The idea of Krampus, coming from a humble American, is fascinating. An evil Santa Clause? A beast that steals away naughty kids? Why worry about coal when your goddamn life can be on the line?
That is about as much as I really know about the idea. It was flirted with a bit in Rare Exports, we recently had the horror-comedy Krampus as well. It seems Krampus fever is hitting America stronger than ever, and we are eating it up.
Needless to say, I was very excited to be watching Greetings From Krampus, a documentary from the Austrian area, an actual source on their customs and belief of Krampus. How it has grown through the tiny villages and the national phenomenon that has grown for many to have a worthwhile sort of career in it as well.
Horny little buggers they are.
It turns out there is a lot I didn’t know about Krampus. Exciting! Did you know there were a lot of creatures like Krampus, that are not Krampus, but come out at the same time as Krampus? Krampus is basically a demonic pet of St. Nicholas. But they also have the Perchten, which are other humanoid esque creatures. And basically, they get weeks of celebration after the Krampus.
But for the most part, these things are celebrated with Krampus Run events. First of all, to get rid of all the past shenanigans where people would dress up and cause problems, the Krampus ideas were outlawed for some time. Only the ruralist villages still did it. But they had official troops who would get together, have rules, to dress up and do appropriate mischief for the holidays, and not just any weirdo in a mask. That way they have some form of checks and balance!
Anyways, basically each villages has a troupe, with some amount of members, to dress up, make their own costumes and masks and rules and funds as a part time job. They travel to these different Runs, where there could be 60-80 different troupes going through a special path while onlookers cheer and get spanked and whatever.
A huge event, many of them all in a few week span, while the rest of the time is spent making sure Krampus awareness happens. Like teaching kids that Krampus isn’t real and to know its a person in there and NOT use it as a tool to frighten kids into behaving.

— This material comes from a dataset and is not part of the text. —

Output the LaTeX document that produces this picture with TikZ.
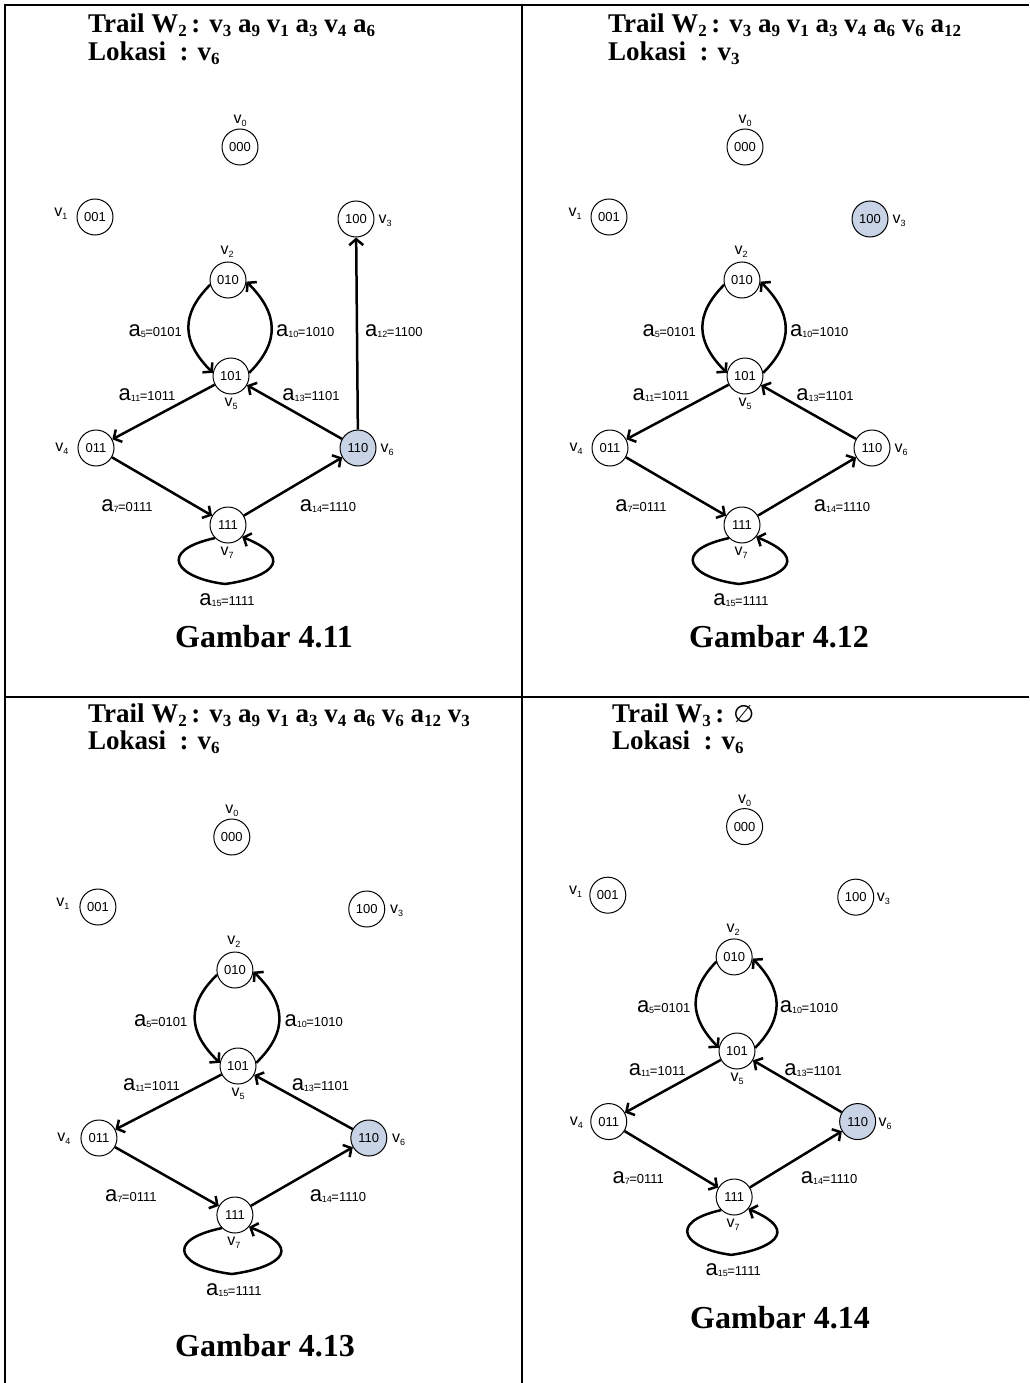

Overall, there is a lot of useful information in this movie. However, what it lacks on is the lore itself. It does talk about it some, but I thought it would go a lot more into the lore aspects of it. This is basically Krampus Run, the movie. We see so many clips of them, and groups talking about them and their traditions. It is extremely repetitive, especially when it goes back to topics they covered 40 minutes prior.
Cool information, very unique, just not diverse enough and easily boring in the last half hour as you wonder how much longer it will be until finished.